Older Yamahas are great. I've met some that I wouldn't have any qualms about performing on. They're mostly in the living rooms of 20-something folkies, passed down from an older sister or parent who played Joan Baez and Judy Collins songs on them in college, and then retired them to the closet until they were passed down.
Early '80s Takamines were also pretty darned good. Since Takamine mercilessly imitated Martin's headstock and body style in those days, they pretty much had to make decent guitars. My 1984 Takamine 12-string (with the imitation Martin body, pick guard and headstock) sat in my closet from roughly 1988 through 1998. When I moved, I took it out of the case and played it. It was IN TUNE, sounded great, and still had low action. We're talking ten years in a closet! Give older Takamines a look in you can find them.
But contemporary Yamahas and Takamines under $500 aren't quite the same. You'll find a good one now and again, but most are pretty sorry pieces. So what's a person to do who wants a decent $300 guitar?
My recommendation is simple: Go to the back of your local Guitar Center, play every Taylor Big Baby you can find, and buy the one that sounds and plays best.
The Taylor Big Baby is a small, cute, humble looking guitar guitar with absolutely no binding. It is fairly light in color, and finished matte. Its back and sides are sapele veneer, and its top is made of solid spruce.
What is sapele, you ask? I searched Google and this is what I found on the Dean Hardwoods, Inc. website:
"Description: Heartwood a medium to fairly dark reddish brown to purplish brown; sapwood whitish or pale yellow, distinct.
"Working Properties: Works fairly well with hand and machine tools, tends to tear interlocked grain in planing, saws easily, finishes well, good gluing and nailing properties, satisfactory peeling and slicing.
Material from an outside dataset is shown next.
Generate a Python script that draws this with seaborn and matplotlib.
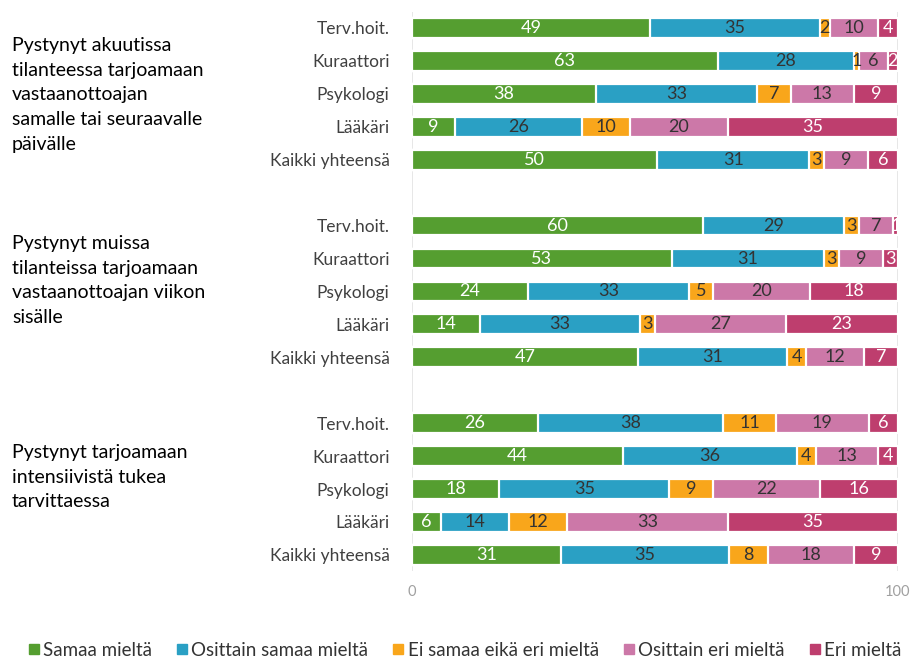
import numpy as np
import pandas as pd
import matplotlib
matplotlib.use("Agg")
import matplotlib.pyplot as plt
import seaborn as sns
from matplotlib.transforms import blended_transform_factory

# Data (percentages)
groups = [
    "Pystynyt akuutissa\ntilanteessa tarjoamaan\nvastaanottoajan\nsamalle tai seuraavalle\npäivälle",
    "Pystynyt muissa\ntilanteissa tarjoamaan\nvastaanottoajan viikon\nsisälle",
    "Pystynyt tarjoamaan\nintensiivistä tukea\ntarvittaessa",
]
professions = ["Terv.hoit.", "Kuraattori", "Psykologi", "Lääkäri", "Kaikki yhteensä"]
answers = ["Samaa mieltä", "Osittain samaa mieltä", "Ei samaa eikä eri mieltä",
           "Osittain eri mieltä", "Eri mieltä"]

samaa = [49, 63, 38, 9, 50, 60, 53, 24, 14, 47, 26, 44, 18, 6, 31]
osittain_samaa = [35, 28, 33, 26, 31, 29, 31, 33, 33, 31, 38, 36, 35, 14, 35]
ei_samaa_eika_eri = [2, 1, 7, 10, 3, 3, 3, 5, 3, 4, 11, 4, 9, 12, 8]
osittain_eri = [10, 6, 13, 20, 9, 7, 9, 20, 27, 12, 19, 13, 22, 33, 18]
eri = [4, 2, 9, 35, 6, 1, 3, 18, 23, 7, 6, 4, 16, 35, 9]

colors = ["#559E30", "#2AA0C4", "#F9A61B", "#CC78A8", "#BE3E6E"]
label_colors = ["white", "#333333", "#333333", "#333333", "white"]

vals = np.array([samaa, osittain_samaa, ei_samaa_eika_eri, osittain_eri, eri], dtype=float)
shares = vals / vals.sum(axis=0) * 100  # 100 % stacked bars
cum = shares.cumsum(axis=0)

# row positions: 5 rows per group, one empty row between groups
pos = [g * 6 + i for g in range(3) for i in range(5)]
ylabels = professions * 3

sns.set_theme(style="white")
plt.rcParams["font.family"] = ["Lato", "DejaVu Sans"]

fig = plt.figure(figsize=(9.17, 6.59), dpi=100)
ax = fig.add_axes([0.449, 0.133, 0.530, 0.8495])

# draw cumulative bars from the last answer to the first so they stack
for k in range(4, -1, -1):
    df = pd.DataFrame({"pos": pos, "cum": cum[k]})
    sns.barplot(data=df, x="cum", y="pos", orient="y", native_scale=True,
                color=colors[k], width=0.6, edgecolor="white", linewidth=1.6,
                saturation=1, errorbar=None, ax=ax)

# value labels
for k in range(5):
    starts = cum[k] - shares[k]
    for j, p in enumerate(pos):
        ax.text(starts[j] + shares[k][j] / 2, p, f"{int(vals[k][j])}",
                ha="center", va="center", fontsize=13, color=label_colors[k])

ax.set_xlim(0, 100)
ax.set_ylim(16.5, -0.5)
ax.set_yticks(pos)
ax.set_yticklabels(ylabels, fontsize=12.5, color="#404040")
ax.set_xticks([0, 100])
ax.set_xticklabels(["0", "100"], fontsize=10.5, color="#A0A0A0")
ax.set_xlabel("")
ax.set_ylabel("")
ax.tick_params(axis="y", length=0, pad=16)
ax.tick_params(axis="x", length=0, pad=10)
for s in ax.spines.values():
    s.set_visible(False)
ax.grid(False)
for x in (0, 100):
    ax.axvline(x, color="#E3E3E3", lw=1.2, zorder=0)

# group labels on the left
tr = blended_transform_factory(fig.transFigure, ax.transData)
for ytxt, g in zip([2.03, 7.67, 13.64], groups):
    ax.text(0.013, ytxt, g, transform=tr, ha="left", va="center",
            fontsize=14, color="black", linespacing=1.55)

# legend
handles = [plt.Line2D([], [], marker="s", linestyle="none", markersize=7.5,
                      color=c) for c in colors]
fig.legend(handles, answers, loc="lower left", bbox_to_anchor=(0.008, -0.025),
           ncol=5, frameon=False, fontsize=13.5, handletextpad=0.0,
           columnspacing=1.1, handlelength=1.0, labelcolor="#333333")

fig.savefig("out.png", dpi=100)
"Durability: Heartwood is moderately durable, resistant to termite attack variable. Sapwood liable to powder-post beetle attack."
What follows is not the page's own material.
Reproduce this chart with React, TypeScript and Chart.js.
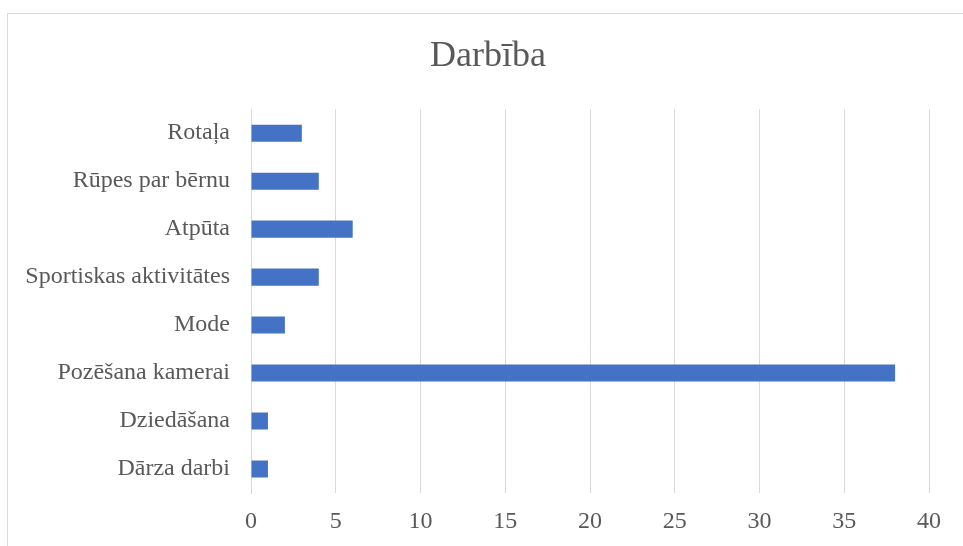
import React, { useEffect, useRef } from "react";
import { Chart, registerables } from "chart.js";

Chart.register(...registerables);

const categories = [
  "Rotaļa",
  "Rūpes par bērnu",
  "Atpūta",
  "Sportiskas aktivitātes",
  "Mode",
  "Pozēšana kamerai",
  "Dziedāšana",
  "Dārza darbi",
];
const values = [3, 4, 6, 4, 2, 38, 1, 1];
const xMin = 0;
const xMax = 40;
const xStep = 5;
const titleText = "Darbība";

const FONT = '"Liberation Serif", "Times New Roman", Times, serif';
const TEXT = "#595959";
const GRID = "#d9d9d9";

export default function App() {
  const ref = useRef<HTMLCanvasElement | null>(null);

  useEffect(() => {
    if (!ref.current) return;
    const chart = new Chart(ref.current, {
      type: "bar",
      data: {
        labels: categories,
        datasets: [
          {
            label: titleText,
            data: values,
            backgroundColor: "#4472C4",
            borderWidth: 0,
            barPercentage: 0.355,
            categoryPercentage: 1,
            yAxisID: "y",
          },
        ],
      },
      options: {
        indexAxis: "y",
        responsive: false,
        animation: false,
        layout: { padding: 0 },
        plugins: {
          legend: { display: false },
          tooltip: { enabled: false },
          title: {
            display: true,
            text: titleText,
            color: TEXT,
            font: { family: FONT, size: 36, weight: "normal", lineHeight: 1.2 },
            padding: { top: 21, bottom: 31 },
          },
        },
        scales: {
          x: {
            min: xMin,
            max: xMax,
            ticks: {
              stepSize: xStep,
              color: TEXT,
              font: { family: FONT, size: 24 },
              padding: 14,
            },
            grid: { color: GRID, lineWidth: 1, drawTicks: false },
            border: { display: false },
            afterFit: (scale: any) => {
              scale.height = 53;
            },
          },
          y: {
            ticks: {
              color: TEXT,
              font: { family: FONT, size: 24 },
              padding: 21,
            },
            grid: { display: false, drawTicks: false },
            border: { display: true, color: GRID, width: 1 },
            afterFit: (scale: any) => {
              scale.width = 243;
            },
          },
          yRight: {
            axis: "y",
            type: "linear",
            position: "right",
            display: true,
            ticks: { display: false },
            grid: { display: false, drawTicks: false },
            border: { display: false },
            afterFit: (scale: any) => {
              scale.width = 39;
            },
          },
        },
      },
    });
    return () => chart.destroy();
  }, []);

  return (
    <div
      style={{
        position: "fixed",
        left: 7,
        top: 13,
        width: 970,
        height: 545,
        border: "1px solid #d9d9d9",
        background: "#ffffff",
      }}
    >
      <canvas
        ref={ref}
        width={960}
        height={532}
        style={{ position: "absolute", left: 0, top: 0, width: 960, height: 532 }}
      />
    </div>
  );
}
So it's a hardwood, like mahogany and rosewood, and it's sometimes used in flooring. Good enough. The fingerboard is ebony. That is not a Horswispr typing mistake: this is a $350 guitar with an ebony fingerboard.
So how did this little guitar play and sound? Well, as soon as I started playing, I started laughing. This little guitar is light as a feather, has essentially NO ornamentation, and it sounds...really good! It's bright, and not particularly loud, but it sounds like a solid wood guitar. There was character to the notes, and chords were nicely in tune, even up the neck. The bass was light weight, to be sure, but it had some resonance. What a nice sounding little guitar!
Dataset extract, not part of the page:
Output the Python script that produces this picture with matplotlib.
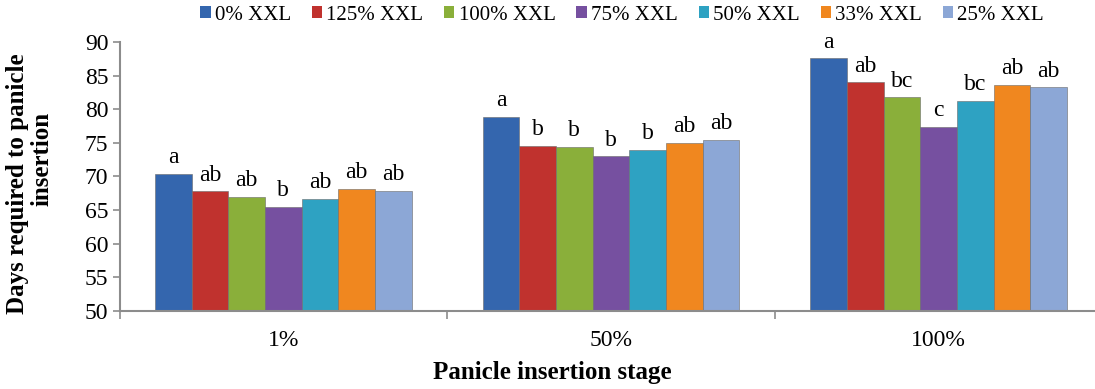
import numpy as np
import matplotlib
matplotlib.use('Agg')
import matplotlib.pyplot as plt
from matplotlib.patches import Patch

# Data
stages = ['1%', '50%', '100%']
treatments = ['0% XXL', '125% XXL', '100% XXL', '75% XXL', '50% XXL', '33% XXL', '25% XXL']
colors = ['#3466AE', '#C0322E', '#8AAF3A', '#7650A0', '#2EA2C2', '#F0871F', '#8CA7D6']

days_0 = [70.4, 78.9, 87.6]
days_125 = [67.8, 74.6, 84.0]
days_100 = [67.0, 74.4, 81.75]
days_75 = [65.5, 73.0, 77.4]
days_50 = [66.7, 74.0, 81.3]
days_33 = [68.2, 75.0, 83.6]
days_25 = [67.9, 75.5, 83.3]
series = [days_0, days_125, days_100, days_75, days_50, days_33, days_25]

letters_0 = ['a', 'a', 'a']
letters_125 = ['ab', 'b', 'ab']
letters_100 = ['ab', 'b', 'bc']
letters_75 = ['b', 'b', 'c']
letters_50 = ['ab', 'b', 'bc']
letters_33 = ['ab', 'ab', 'ab']
letters_25 = ['ab', 'ab', 'ab']
letters = [letters_0, letters_125, letters_100, letters_75, letters_50, letters_33, letters_25]

plt.rcParams['font.family'] = ['Liberation Serif', 'DejaVu Serif']

fig = plt.figure(figsize=(10.95, 3.89), dpi=100)
ax = fig.add_axes([119.5 / 1095, 78 / 389, 983 / 1095, 269 / 389])

x = np.arange(len(stages))
width = 0.112
for i, vals in enumerate(series):
    bars = ax.bar(x + (i - 3) * width, vals, width, color=colors[i],
                  edgecolor='#6a6a6a', linewidth=0.4, zorder=2)
    ax.bar_label(bars, labels=letters[i], padding=4, fontsize=17)

ax.set_ylim(50, 90)
ax.set_xlim(-0.5, 2.5)
ax.set_yticks(np.arange(50, 91, 5))
ax.set_xticks(x)
ax.set_xticklabels(stages)
ax.set_xticks([-0.5, 0.5, 1.5, 2.5], minor=True)

ax.tick_params(axis='y', labelsize=17, length=5, color='#8c8c8c', width=1.2, pad=3)
ax.tick_params(axis='x', which='major', labelsize=17, length=0, pad=14)
ax.tick_params(axis='x', which='minor', length=6, color='#8c8c8c', width=1.2)

for side in ['top', 'right']:
    ax.spines[side].set_visible(False)
for side in ['left', 'bottom']:
    ax.spines[side].set_color('#8c8c8c')
    ax.spines[side].set_linewidth(1.5)

fig.text(552 / 1095, 1 - 373 / 389, 'Panicle insertion stage', fontsize=18,
         fontweight='bold', ha='center', va='center')
fig.text(18 / 1095, 1 - 184 / 389, 'Days required to panicle', fontsize=18,
         fontweight='bold', ha='center', va='center', rotation=90)
fig.text(42 / 1095, 1 - 159 / 389, 'insertion', fontsize=18,
         fontweight='bold', ha='center', va='center', rotation=90)

handles = [Patch(facecolor=c, edgecolor='none') for c in colors]
fig.legend(handles, treatments, loc='center', ncol=7,
           bbox_to_anchor=(622 / 1095, 1 - 15 / 389), frameon=False,
           fontsize=15, handlelength=0.5, handleheight=0.5,
           handletextpad=0.2, columnspacing=1.0)

plt.savefig('out.png', dpi=100)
Playability was typical Taylor: The slender neck, low action, Elixer strings and ebony fingerboard yielded remarkable playability. More laughter. I was thinking of the little chicken hawk that Foghorn Leghorn used to tease all the time (he wanted to be a BIG chicken hawk), but I was enjoying every note I played.
And then I looked more closely at the fingerboard. There are two Phillips screws THROUGH the 16th fret into the guitar. They are painted matte black and sit nicely flush with the fingerboard. I have never seen any such like before on a guitar. Still more laughter. It must be part of the neck-to-body joint system. The truss rod appears to be accessible through the sound hole, as with Martin guitars.
I played several samples of the Taylor Big Baby, and there was some variability in terms of how well the action was set. On some, the strings buzzed a bit. On others, the action was set perfectly. The necks seemed true and straight on all samples I examined. A truss rod adjustment probably would have fixed the buzzing samples.
Does this guitar compete with Taylor's full sized guitars, like the 310 or 510? No. It's not as loud and it doesn't have the bass or sustain of the bigger Taylors. But would I recommend it for someone learning the guitar, or as a "kick around" instrument for someone who also owns a big Taylor, Martin or Larrivee? Absolutely.
For about $350 retail (about $250 on sale at Guitar Center), this guitar has no right to sound so good and play so true. And a solid Sitka spruce top and ebony fingerboard on a $350 guitar is unheard of.
If you are looking for an inexpensive guitar, you must play the Taylor Big Baby.